Data extract:
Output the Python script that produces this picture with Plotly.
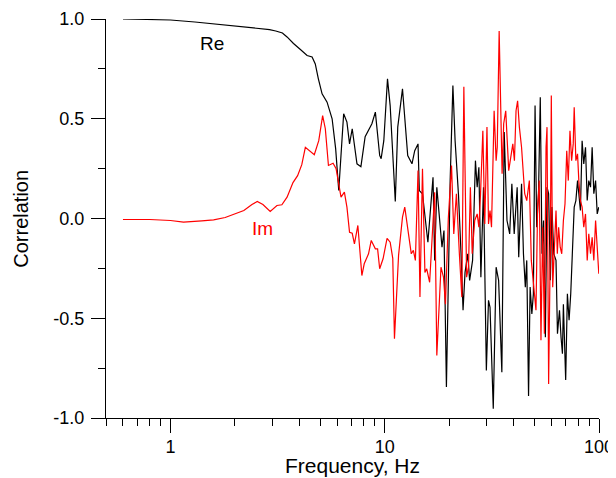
import math
import plotly.graph_objects as go

# ---- Data ----
freq_re = [0.6, 0.8, 1.0, 1.3, 1.6, 2.0, 2.5, 2.9, 3.1, 3.33, 3.5, 3.63, 3.75, 4.04, 4.34, 4.58, 4.74, 4.9,
           5.1, 5.38, 5.68, 5.9, 6.1, 6.43, 6.66, 6.85, 7.05, 7.42, 7.74, 8.1, 8.71, 9.04, 9.47, 9.62, 9.9,
           10.3, 10.6, 11.2, 11.5, 12.1, 12.8, 13.4, 13.8, 14.3, 14.5, 15.0, 15.9, 16.8, 17.1, 17.5, 18.5,
           18.9, 19.4, 20.2, 20.8, 21.3, 22.1, 22.7, 23.2, 23.7, 24.4, 24.9, 25.7, 26.5, 27.0, 27.5, 28.1,
           28.9, 29.8, 30.5, 31.0, 32.1, 33.1, 34.0, 35.2, 36.1, 37.2, 38.3, 39.2, 40.2, 41.5, 42.2, 43.5,
           44.4, 45.3, 46.0, 46.9, 47.7, 48.6, 49.4, 50.3, 51.2, 52.2, 53.2, 54.2, 55.1, 56.2, 57.2, 58.2,
           59.3, 60.3, 61.5, 63.0, 64.0, 65.4, 66.5, 67.5, 68.2, 69.9, 71.2, 72.5, 73.8, 75.1, 76.6, 78.0,
           79.4, 80.5, 81.9, 83.4, 84.9, 86.5, 88.1, 89.6, 91.3, 92.9, 94.6, 96.4, 98.1, 99.8]
re_vals = [1.0, 0.999, 0.995, 0.985, 0.975, 0.967, 0.955, 0.947, 0.94, 0.93, 0.91, 0.89, 0.877, 0.847, 0.817,
           0.81, 0.775, 0.70, 0.625, 0.583, 0.50, 0.35, 0.14, 0.525, 0.483, 0.374, 0.45, 0.274, 0.26, 0.41,
           0.475, 0.533, 0.316, 0.30, 0.39, 0.70, 0.566, 0.085, 0.458, 0.65, 0.316, 0.274, 0.34, 0.374, 0.14,
           0.124, -0.119, 0.207, -0.21, 0.157, -0.144, -0.06, -0.845, 0.19, 0.667, 0.39, 0.115, -0.177, -0.46,
           -0.27, -0.177, -0.31, -0.21, 0.29, 0.157, 0.257, -0.294, 0.157, -0.762, -0.41, -0.445, -0.954,
           -0.244, -0.31, -0.77, 0.433, -0.01, -0.077, 0.174, -0.077, 0.157, -0.194, 0.174, -0.177, -0.344,
           -0.21, -0.89, -0.344, -0.478, -0.377, 0.566, -0.044, 0.124, 0.608, -0.177, -0.01, -0.595, 0.157,
           0.124, -0.31, 0.057, -0.177, -0.21, -0.578, -0.46, -0.595, -0.678, -0.43, -0.81, -0.377, -0.51,
           -0.377, -0.177, 0.057, 0.09, 0.19, 0.124, 0.04, 0.39, 0.274, 0.357, 0.09, 0.19, 0.157, 0.357,
           0.124, 0.19, 0.023, 0.057]

freq_im = [0.6, 0.8, 1.0, 1.15, 1.4, 1.59, 1.8, 1.97, 2.2, 2.4, 2.54, 2.7, 2.92, 3.14, 3.31, 3.5, 3.73, 3.92,
           4.1, 4.26, 4.69, 4.92, 5.13, 5.28, 5.46, 5.74, 5.93, 6.25, 6.48, 6.66, 6.85, 7.05, 7.22, 7.49,
           7.82, 8.02, 8.4, 8.65, 9.04, 9.26, 9.47, 9.82, 10.25, 10.6, 10.9, 11.1, 11.6, 12.1, 12.4, 13.3,
           13.6, 13.9, 14.3, 14.6, 15.0, 15.4, 15.7, 16.2, 17.1, 17.5, 18.3, 18.8, 19.2, 19.8, 20.5, 21.0,
           21.6, 22.3, 22.9, 23.4, 24.1, 24.6, 25.1, 25.6, 26.3, 27.0, 27.5, 28.0, 28.7, 29.3, 30.0, 30.5,
           31.0, 31.5, 32.4, 33.1, 33.5, 34.2, 34.8, 35.3, 35.9, 36.7, 37.9, 38.8, 39.6, 40.3, 41.0, 41.7,
           42.5, 43.5, 45.0, 46.0, 47.3, 48.3, 49.4, 50.8, 51.7, 52.6, 53.6, 54.6, 55.6, 56.6, 57.2, 58.2,
           59.3, 59.9, 60.8, 61.9, 63.0, 63.9, 64.8, 65.9, 67.0, 68.2, 69.4, 70.7, 71.9, 73.2, 74.5, 75.8,
           76.6, 78.0, 79.4, 80.5, 81.9, 83.4, 84.9, 86.5, 88.1, 89.6, 91.3, 92.9, 94.6, 96.4, 98.1, 99.8]
im_vals = [-0.005, -0.005, -0.01, -0.018, -0.012, -0.007, 0.005, 0.02, 0.04, 0.07, 0.085, 0.07, 0.035, 0.065,
           0.069, 0.107, 0.18, 0.215, 0.27, 0.357, 0.32, 0.39, 0.516, 0.45, 0.266, 0.277, 0.249, 0.107, 0.132,
           0.057, -0.069, -0.074, -0.127, -0.035, -0.286, -0.227, -0.177, -0.11, -0.152, -0.152, -0.252,
           -0.202, -0.10, -0.119, -0.2, -0.603, -0.185, 0.007, 0.057, -0.177, -0.16, -0.21, 0.24, -0.394,
           0.249, -0.27, -0.252, -0.32, 0.132, -0.687, -0.244, -0.294, -0.43, 0.0, 0.266, -0.077, 0.124,
           -0.177, -0.394, 0.66, -0.294, -0.244, 0.157, -0.177, -0.01, 0.023, -0.044, 0.124, 0.44, -0.027,
           0.458, -0.027, 0.04, -0.044, 0.54, 0.29, 0.357, 0.94, 0.49, 0.224, 0.475, 0.54, 0.24, 0.324, 0.374,
           0.29, 0.54, 0.59, 0.458, 0.357, 0.124, 0.09, 0.19, -0.21, -0.31, -0.46, 0.057, 0.19, -0.61, -0.044,
           -0.578, 0.357, 0.458, -0.83, -0.11, 0.617, -0.344, -0.094, 0.04, -0.177, -0.044, -0.144, -0.177,
           -0.01, 0.074, 0.34, 0.19, 0.44, 0.29, 0.374, 0.558, 0.29, 0.324, 0.19, 0.09, 0.057, -0.044, 0.023,
           -0.21, -0.077, -0.177, -0.094, -0.21, -0.01, -0.177, -0.277]

x_major = [1, 10, 100]
x_major_text = ["1", "10", "100"]
x_minor = [0.5, 0.6, 0.7, 0.8, 0.9, 2, 3, 4, 5, 6, 7, 8, 9, 20, 30, 40, 50, 60, 70, 80, 90]
y_major = [-1.0, -0.5, 0.0, 0.5, 1.0]
y_major_text = ["-1.0", "-0.5", "0.0", "0.5", "1.0"]
y_minor = [-0.75, -0.25, 0.25, 0.75]

FONT = "Liberation Sans, Arial, sans-serif"

fig = go.Figure()
fig.add_trace(go.Scatter(x=freq_re, y=re_vals, mode="lines", name="Re",
                         line=dict(color="black", width=1.2)))
fig.add_trace(go.Scatter(x=freq_im, y=im_vals, mode="lines", name="Im",
                         line=dict(color="#ff0000", width=1.2)))

axis_common = dict(showgrid=False, zeroline=False, showline=True, linecolor="black", linewidth=1,
                   ticks="outside", ticklen=14, tickwidth=1, tickcolor="black", automargin=False,
                   tickfont=dict(family=FONT, size=18, color="black"))

# the page body adds an 8px offset, so the figure is sized to fit the window without scrolling
fig.update_layout(
    width=608, height=470,
    margin=dict(l=98, r=17, t=11, b=60, autoexpand=False),
    paper_bgcolor="white", plot_bgcolor="white",
    showlegend=False,
    xaxis=dict(type="log", range=[math.log10(0.5), 2], tickmode="array",
               tickvals=x_major, ticktext=x_major_text, ticklabelstandoff=-2,
               minor=dict(tickmode="array", tickvals=x_minor, ticks="outside", ticklen=7,
                          tickwidth=1, tickcolor="black", showgrid=False),
               **axis_common),
    yaxis=dict(range=[-1, 1], tickmode="array", tickvals=y_major, ticktext=y_major_text,
               ticklabelstandoff=3,
               minor=dict(tickmode="array", tickvals=y_minor, ticks="outside", ticklen=7,
                          tickwidth=1, tickcolor="black", showgrid=False),
               **axis_common),
    annotations=[
        dict(text="Frequency, Hz", xref="paper", yref="paper", x=0.5, y=-0.119,
             xanchor="center", yanchor="middle", showarrow=False,
             font=dict(family=FONT, size=21, color="black")),
        dict(text="Correlation", xref="paper", yref="paper", x=-0.174, y=0.5,
             xanchor="center", yanchor="middle", textangle=-90, showarrow=False,
             font=dict(family=FONT, size=20, color="black")),
        dict(text="Re", xref="paper", yref="paper", x=0.216, y=0.938,
             xanchor="center", yanchor="middle", showarrow=False,
             font=dict(family=FONT, size=19, color="black")),
        dict(text="Im", xref="paper", yref="paper", x=0.318, y=0.475,
             xanchor="center", yanchor="middle", showarrow=False,
             font=dict(family=FONT, size=19, color="#ff0000")),
    ],
)

fig.write_html("out.html")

Challenge: Please reproduce the listing exactly from its opening line through the line that contains "import plotly.graph_objects as go", both included, with all pictures omitted.

Full solution:
Output the Python script that produces this picture with Plotly.
import math
import plotly.graph_objects as go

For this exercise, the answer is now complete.